El exrector de la Universidad Javeriana ha planteado una interesante mirada a la ética. Él pone en evidencia lo común que la palabra ética se ha usado para un efecto purificador y mágico en su uso cotidiano. Por ejemplo, para hacer la hoja de vida “Soy una persona ética”; para promover una empresa o una institución “Procedemos con principios éticos”; para justificarse ante el juez o el tribunal: “Toda la vida he tenido un proceder ético”. Y es que en realidad no hay institución social, política o religiosa que pretenda tener la aceptación social y no tenga una “Comisión de ética”. La palabra ética parece purificarlo todo de manera mágica.
Pero, en síntesis, el Padre Remolina asume que la ética no es simplemente una colección de principios, fruto de una reflexión personal o colectiva, sino de una forma de proceder acorde con la “dignidad” de la persona humana. Es ético lo que nos hace crecer personal y colectivamente en nuestra dignidad de seres humanos. No es ético todo lo que destruya, degrade o disminuya nuestra “humanidad”; lo que vulneren el respeto a la inviolabilidad de la persona de los demás y de nosotros mismos. Y es que aquí donde es importante distinguir entre “principios”, “valores” y “convicciones”.

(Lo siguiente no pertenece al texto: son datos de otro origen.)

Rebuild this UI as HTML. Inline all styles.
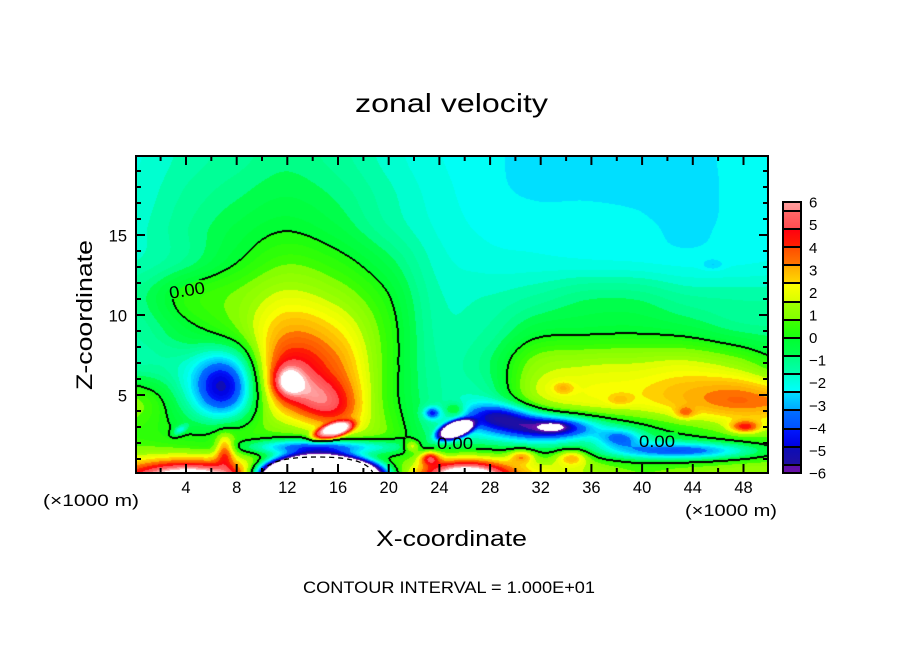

Los “principios” son proposiciones, o formulaciones teóricas, que expresan un determinado modo de proceder, bien sea físico, espiritual o moral. Por ejemplo, la ley de la gravitación de los cuerpos, las leyes de un determinado país y las normas de conducta ciudadana, de urbanidad y cortesía son principios, es decir, proposiciones teóricas dirigidas directamente a la razón. También son principios las fórmulas que expresan imperativos para la acción: “No matar”, “No robar”, “No levantar falsos testimonios”, “No mentir”. Nadie quiere aparecer ante los demás como un infractor de esos principios, sino como una persona que los respeta. Si pasa lo contrario, se vulnera la dignidad propia y de los demás.
Soren Kierkegaard afirmaba que algo puede ser “verdadero” y al mismo tiempo no ser “válido”. Porque algo “válido”, es decir, “vale”, es un “valor” cuando uno se lo aprovecha, lo hace suyo, lo imprime en su afectividad y se identifica con él, y lo mueve efectivamente a la acción; es entonces, cuando el “principio” se convierte en “valor”. Los principios son necesarios en cualquier sociedad y, por consiguiente, en cualquier forma de organización, porque el ser humano es ante todo un ser racional.

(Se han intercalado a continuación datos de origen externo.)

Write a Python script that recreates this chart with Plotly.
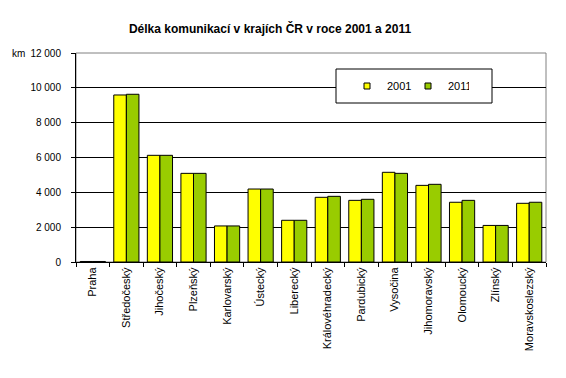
import plotly.graph_objects as go

categories = ["Praha", "Středočeský", "Jihočeský", "Plzeňský", "Karlovarský", "Ústecký",
              "Liberecký", "Královéhradecký", "Pardubický", "Vysočina", "Jihomoravský",
              "Olomoucký", "Zlínský", "Moravskoslezský"]
values_2001 = [30, 9590, 6125, 5090, 2070, 4190, 2395, 3715, 3540, 5150, 4400, 3430, 2100, 3370]
values_2011 = [30, 9630, 6125, 5090, 2070, 4190, 2395, 3770, 3600, 5090, 4460, 3540, 2100, 3430]
y_tick_values = [0, 2000, 4000, 6000, 8000, 10000, 12000]
y_tick_labels = ["0", "2 000", "4 000", "6 000", "8 000", "10 000", "12 000"]
series_names = ["2001", "2011"]
series_colors = ["#FFFF00", "#99CC00"]

FONT = "Liberation Sans, Arial, sans-serif"

fig = go.Figure()
for name, vals, col in zip(series_names, [values_2001, values_2011], series_colors):
    fig.add_trace(go.Bar(x=categories, y=vals, name=name, showlegend=False,
                         marker=dict(color=col, line=dict(color="black", width=1))))
# legend entries with small square symbols
for name, col in zip(series_names, series_colors):
    fig.add_trace(go.Scatter(x=[None], y=[None], name=name, mode="markers",
                             marker=dict(symbol="square", size=6, color=col,
                                         line=dict(color="black", width=1))))

L, R, T, B = 76, 20, 53, 116
W, H = 566, 378
pw, ph = W - L - R, H - T - B

def px_x(x):
    return (x - L) / pw

def px_y(y):
    return (H - B - y) / ph

fig.update_layout(
    width=W, height=H,
    margin=dict(l=L, r=R, t=T, b=B, pad=0),
    paper_bgcolor="white", plot_bgcolor="white",
    font=dict(family=FONT, size=11, color="black"),
    barmode="group", bargap=0.25, bargroupgap=0,
    title=dict(text="<b>Délka komunikací v krajích ČR v roce 2001 a 2011</b>",
               x=270 / W, xanchor="center", y=1 - 29 / H, yanchor="middle",
               font=dict(family=FONT, size=12, color="black")),
    showlegend=True,
    legend=dict(orientation="h", x=px_x(347), xanchor="left", y=px_y(86), yanchor="middle",
                bgcolor="rgba(0,0,0,0)", borderwidth=0,
                font=dict(family=FONT, size=11, color="black"),
                entrywidth=16, entrywidthmode="pixels", itemwidth=30,
                traceorder="normal"),
    xaxis=dict(type="category", showline=True, linecolor="black", linewidth=1,
               ticks="outside", tickson="boundaries", ticklen=4, tickcolor="black",
               tickangle=-90, showgrid=False,
               tickfont=dict(family=FONT, size=11, color="black")),
    yaxis=dict(range=[0, 12000], tickvals=y_tick_values, ticktext=y_tick_labels,
               showline=True, linecolor="black", linewidth=1,
               ticks="outside", ticklen=4, tickcolor="black",
               showgrid=True, gridcolor="black", gridwidth=1, zeroline=False,
               ticklabelstandoff=8,
               tickfont=dict(family=FONT, size=10, color="black")),
    shapes=[
        dict(type="rect", xref="paper", yref="paper", x0=0, x1=1, y0=0, y1=1,
             line=dict(color="#808080", width=1), fillcolor="rgba(0,0,0,0)", layer="below"),
        dict(type="rect", xref="paper", yref="paper",
             x0=px_x(336), x1=px_x(492), y0=px_y(103), y1=px_y(69),
             line=dict(color="black", width=1), fillcolor="white", layer="above"),
    ],
    annotations=[
        dict(text="km", xref="paper", yref="paper", x=px_x(10), y=px_y(53),
             xanchor="left", yanchor="middle", showarrow=False,
             font=dict(family=FONT, size=10, color="black")),
    ],
)

fig.write_html("out.html", config={"displayModeBar": False})

# remove default page margin so the figure sits at the window's top-left corner
with open("out.html", "r", encoding="utf-8") as f:
    html = f.read()
html = html.replace("<head>", "<head><style>html,body{margin:0;padding:0;overflow:hidden;}</style>", 1)
with open("out.html", "w", encoding="utf-8") as f:
    f.write(html)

Los “valores” consisten, pues, en un dinamismo que liga la razón con la voluntad a través de la afectividad o, si queremos, en otros términos, son aquellos que hacen vibrar al hombre con los “principios”, de tal suerte que producen su identificación con ellos. La dimensión afectiva, por consiguiente, juega aquí un papel determinante y convierte los principios en voluntad eficaz de acción. Cobra entonces su significado profundo la expresión del filósofo Rudlolf Lotze: “Los valores no son, sino que valen”.
Y las “convicciones”. Se podría decir que se ubican entre el “principio” y el “valor” y son su intermediario. La convicción es una persuasión, un convencimiento teórico y afectivo con relación a un principio. La convicción, según el filósofo Karl Jaspers, es fruto no dé la razón en general, -la que es válida universalmente para todos-, como la matemática o las ciencias positivas; la convicción es fruto del espíritu, es decir, de esa dimensión que está más allá de la sensibilidad y la razón, que es inspiración y creación. La convicción es algo que se apodera de nosotros, es aquello de lo cual vivimos y por lo cual estamos dispuestos a jugarnos la vida.
En síntesis: El “principio” mueve la razón, el “valor” mueve la estructura afectivo-activa, y la “convicción” mueve la totalidad de la persona hacia una identificación con el principio. El ideal es que los principios se conviertan en convicciones y las convicciones en valores.